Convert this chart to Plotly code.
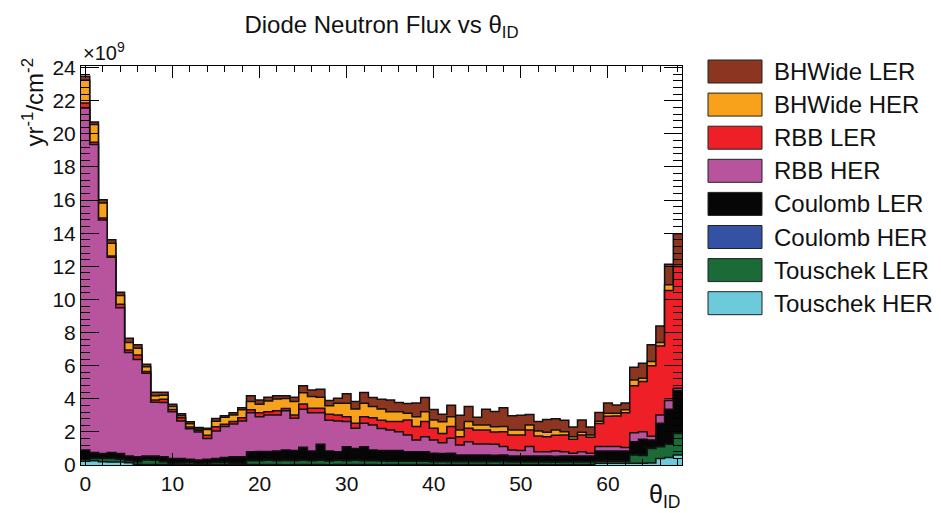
import numpy as np
import plotly.graph_objects as go

# theta_ID bins (bin centres, width 1)
theta_bins = list(range(69))

# Neutron flux per component, in units of 1e9 yr^-1 cm^-2
touschek_her = [0.22, 0.26, 0.20, 0.18, 0.18, 0.14, 0.04, 0.03, 0.03, 0.03,
                0.03, 0.03, 0.02, 0.03, 0.03, 0.02, 0.03, 0.03, 0.03, 0.03,
                0.03, 0.03, 0.03, 0.02, 0.03, 0.03, 0.03, 0.03, 0.02, 0.03,
                0.03, 0.03, 0.03, 0.03, 0.02, 0.03, 0.03, 0.03, 0.03, 0.03,
                0.03, 0.02, 0.03, 0.03, 0.03, 0.03, 0.03, 0.02, 0.03, 0.03,
                0.03, 0.03, 0.03, 0.03, 0.02, 0.03, 0.03, 0.03, 0.03, 0.10,
                0.10, 0.10, 0.10, 0.10, 0.10, 0.12, 0.40, 0.45, 0.60]
touschek_ler = [0.13, 0.14, 0.20, 0.22, 0.17, 0.11, 0.16, 0.27, 0.25, 0.17,
                0.07, 0.09, 0.12, 0.05, 0.09, 0.12, 0.12, 0.05, 0.07, 0.22,
                0.22, 0.25, 0.22, 0.25, 0.22, 0.25, 0.22, 0.25, 0.22, 0.25,
                0.22, 0.25, 0.22, 0.22, 0.22, 0.19, 0.19, 0.19, 0.19, 0.19,
                0.17, 0.17, 0.17, 0.17, 0.17, 0.17, 0.17, 0.17, 0.17, 0.15,
                0.15, 0.15, 0.15, 0.15, 0.15, 0.15, 0.15, 0.15, 0.15, 0.12,
                0.12, 0.12, 0.12, 0.50, 0.47, 0.88, 0.70, 0.80, 1.30]
coulomb_her = [0.02] * 69
coulomb_ler = [0.53, 0.33, 0.28, 0.33, 0.33, 0.28, 0.28, 0.23, 0.25, 0.28,
               0.28, 0.26, 0.18, 0.20, 0.21, 0.23, 0.28, 0.40, 0.38, 0.53,
               0.55, 0.52, 0.58, 0.61, 0.60, 0.77, 0.58, 0.95, 0.58, 0.50,
               0.83, 0.70, 0.83, 0.63, 0.61, 0.63, 0.63, 0.56, 0.56, 0.56,
               0.49, 0.49, 0.49, 0.38, 0.38, 0.38, 0.38, 0.38, 0.38, 0.34,
               0.34, 0.34, 0.34, 0.34, 0.34, 0.34, 0.34, 0.34, 0.34, 0.61,
               0.61, 0.61, 0.61, 0.78, 0.96, 0.49, 1.40, 2.10, 2.58]
rbb_her = [20.67, 18.61, 14.10, 11.80, 8.80, 6.25, 5.87, 4.99, 3.24, 3.27,
           2.81, 2.26, 1.85, 1.70, 1.25, 1.66, 1.87, 1.98, 2.16, 2.36,
           2.10, 2.20, 2.17, 2.37, 1.95, 2.30, 2.31, 1.91, 1.87, 1.86,
           1.52, 1.22, 1.42, 1.52, 1.34, 1.25, 1.14, 1.01, 0.71, 0.91,
           0.80, 0.64, 0.90, 0.61, 0.81, 0.67, 0.67, 0.67, 0.51, 0.37,
           0.34, 0.57, 0.26, 0.26, 0.31, 0.26, 0.17, 0.26, 0.17, 0.26,
           0.26, 0.26, 0.20, 0.55, 0.46, 0.22, 0.50, 0.53, 0.14]
rbb_ler = [0.29, 0.13, 0.12, 0.07, 0.21, 0.15, 0.28, 0.10, 0.14, 0.20,
           0.14, 0.20, 0.10, 0.10, 0.20, 0.26, 0.14, 0.14, 0.20, 0.17,
           0.24, 0.20, 0.26, 0.15, 0.20, 0.32, 0.27, 0.27, 0.35, 0.36,
           0.30, 0.30, 0.40, 0.44, 0.50, 0.50, 0.61, 0.91, 0.81, 0.91,
           0.71, 0.57, 0.71, 0.50, 0.81, 0.85, 0.85, 0.74, 0.90, 0.90,
           0.93, 1.01, 0.95, 0.91, 0.96, 1.01, 0.84, 1.01, 0.96, 1.39,
           1.84, 1.85, 2.11, 2.83, 3.03, 4.27, 4.17, 6.64, 7.35]
bhwide_her = [1.38, 1.07, 0.90, 0.78, 0.53, 0.45, 0.40, 0.30, 0.26, 0.25,
              0.19, 0.12, 0.20, 0.08, 0.35, 0.34, 0.42, 0.40, 0.47, 0.50,
              0.51, 0.65, 0.71, 0.60, 0.81, 0.68, 0.70, 0.66, 0.52, 0.71,
              0.81, 0.87, 0.81, 0.67, 0.67, 0.60, 0.60, 0.40, 0.60, 0.60,
              0.50, 0.70, 0.60, 0.41, 0.40, 0.30, 0.30, 0.31, 0.31, 0.31,
              0.31, 0.30, 0.31, 0.27, 0.31, 0.20, 0.16, 0.17, 0.14, 0.15,
              0.17, 0.16, 0.17, 0.36, 0.20, 0.25, 0.21, 0.34, 0.10]
bhwide_ler = [0.24, 0.16, 0.20, 0.20, 0.20, 0.26, 0.21, 0.15, 0.20, 0.17,
              0.13, 0.12, 0.12, 0.08, 0.07, 0.16, 0.10, 0.14, 0.13, 0.36,
              0.26, 0.22, 0.20, 0.16, 0.26, 0.41, 0.40, 0.49, 0.32, 0.30,
              0.58, 0.44, 0.65, 0.54, 0.59, 0.71, 0.56, 0.60, 0.83, 0.86,
              0.63, 0.45, 0.69, 0.88, 0.91, 0.46, 0.95, 0.92, 1.14, 0.85,
              0.88, 0.63, 0.56, 0.77, 0.68, 0.69, 0.59, 0.74, 0.49, 0.52,
              0.63, 0.51, 0.42, 0.76, 0.91, 1.01, 1.00, 1.25, 1.88]

# stacking order, bottom to top
stack_names = ["Touschek HER", "Touschek LER", "Coulomb HER", "Coulomb LER",
               "RBB HER", "RBB LER", "BHWide HER", "BHWide LER"]
stack_values = [touschek_her, touschek_ler, coulomb_her, coulomb_ler,
                rbb_her, rbb_ler, bhwide_her, bhwide_ler]
stack_colors = ["#6ccadb", "#1b6b39", "#3452a3", "#060606",
                "#b8539e", "#ee1f27", "#f8a21c", "#8c3622"]

FONT = "Liberation Sans, Arial, Helvetica, sans-serif"
TXT = "#111111"

centers = np.array(theta_bins, dtype=float)
edges = np.append(centers - 0.5, centers[-1] + 0.5)
cumulative = np.cumsum(np.array(stack_values), axis=0)

fig = go.Figure()

# draw cumulative histograms from the top of the stack down, each filled to zero
for k in range(len(stack_names) - 1, -1, -1):
    level = cumulative[k]
    fig.add_trace(go.Scatter(
        x=edges, y=np.append(level, level[-1]),
        mode="lines", line=dict(shape="hv", color="#111111", width=1.5),
        fill="tozeroy", fillcolor=stack_colors[k],
        name=stack_names[k], showlegend=False, hoverinfo="skip",
    ))

# plot area in pixels
L, R, T, B = 81, 682, 66, 465
W, H = 941, 513


def px_x(p):
    return (p - L) / (R - L)


def px_y(p):
    return (B - p) / (B - T)


fig.update_layout(
    width=W, height=H,
    margin=dict(l=L, r=W - R, t=T, b=H - B),
    paper_bgcolor="white", plot_bgcolor="white",
    font=dict(family=FONT, color=TXT, size=20),
    showlegend=False,
    title=dict(text="Diode Neutron Flux vs θ<sub>ID</sub>",
               x=px_x((L + R) / 2), xref="paper", xanchor="center",
               y=1 - 25 / H, yanchor="middle",
               font=dict(family=FONT, size=24, color=TXT)),
)

fig.update_xaxes(
    range=[edges[0], edges[-1]], showgrid=False, zeroline=False,
    showline=True, linecolor="black", linewidth=1, mirror="ticks",
    ticks="inside", ticklen=12, tickwidth=1, tickcolor="black",
    tick0=0, dtick=10, tickfont=dict(size=21, color=TXT),
    minor=dict(ticks="inside", ticklen=6, dtick=2, tick0=0, tickcolor="black"),
)
fig.update_yaxes(
    range=[0, 24.1], showgrid=False, zeroline=False,
    showline=True, linecolor="black", linewidth=1, mirror="ticks",
    ticks="inside", ticklen=18, tickwidth=1, tickcolor="black",
    tick0=0, dtick=2, tickfont=dict(size=21, color=TXT),
    minor=dict(ticks="inside", ticklen=9, dtick=0.4, tick0=0, tickcolor="black"),
)

annotations = [
    dict(text="×10<sup>9</sup>", xref="paper", yref="paper", x=0, y=1,
         xanchor="left", yanchor="bottom", yshift=0, showarrow=False,
         font=dict(size=20, color=TXT)),
    dict(text="yr<sup>-1</sup>/cm<sup>-2</sup>", xref="paper", yref="paper",
         x=px_x(33), y=px_y(56), xanchor="center", yanchor="top",
         textangle=-90, showarrow=False, font=dict(size=24, color=TXT)),
    dict(text="θ<sub>ID</sub>", xref="paper", yref="paper",
         x=px_x(682), y=px_y(478), xanchor="right", yanchor="top",
         showarrow=False, font=dict(size=25, color=TXT)),
]

# legend: coloured boxes with labels, top of stack first
shapes = []
row0, row_step = 71.5, 33.1
for i, k in enumerate(range(len(stack_names) - 1, -1, -1)):
    yc = row0 + i * row_step
    shapes.append(dict(type="rect", xref="paper", yref="paper",
                       x0=px_x(708), x1=px_x(762),
                       y0=px_y(yc + 11.5), y1=px_y(yc - 11.5),
                       fillcolor=stack_colors[k],
                       line=dict(color="#222222", width=1)))
    annotations.append(dict(text=stack_names[k], xref="paper", yref="paper",
                            x=px_x(772), y=px_y(yc), xanchor="left",
                            yanchor="middle", showarrow=False,
                            font=dict(size=24, color=TXT)))

fig.update_layout(annotations=annotations, shapes=shapes)

fig.write_html("out.html")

# What the task asks
Your task is to restate word for word the lines from the top of the data to the line containing "theta_bins = list(range(69))", both ends included, with every picture left out.

# Written response
Convert this chart to Plotly code.
import numpy as np
import plotly.graph_objects as go

# theta_ID bins (bin centres, width 1)
theta_bins = list(range(69))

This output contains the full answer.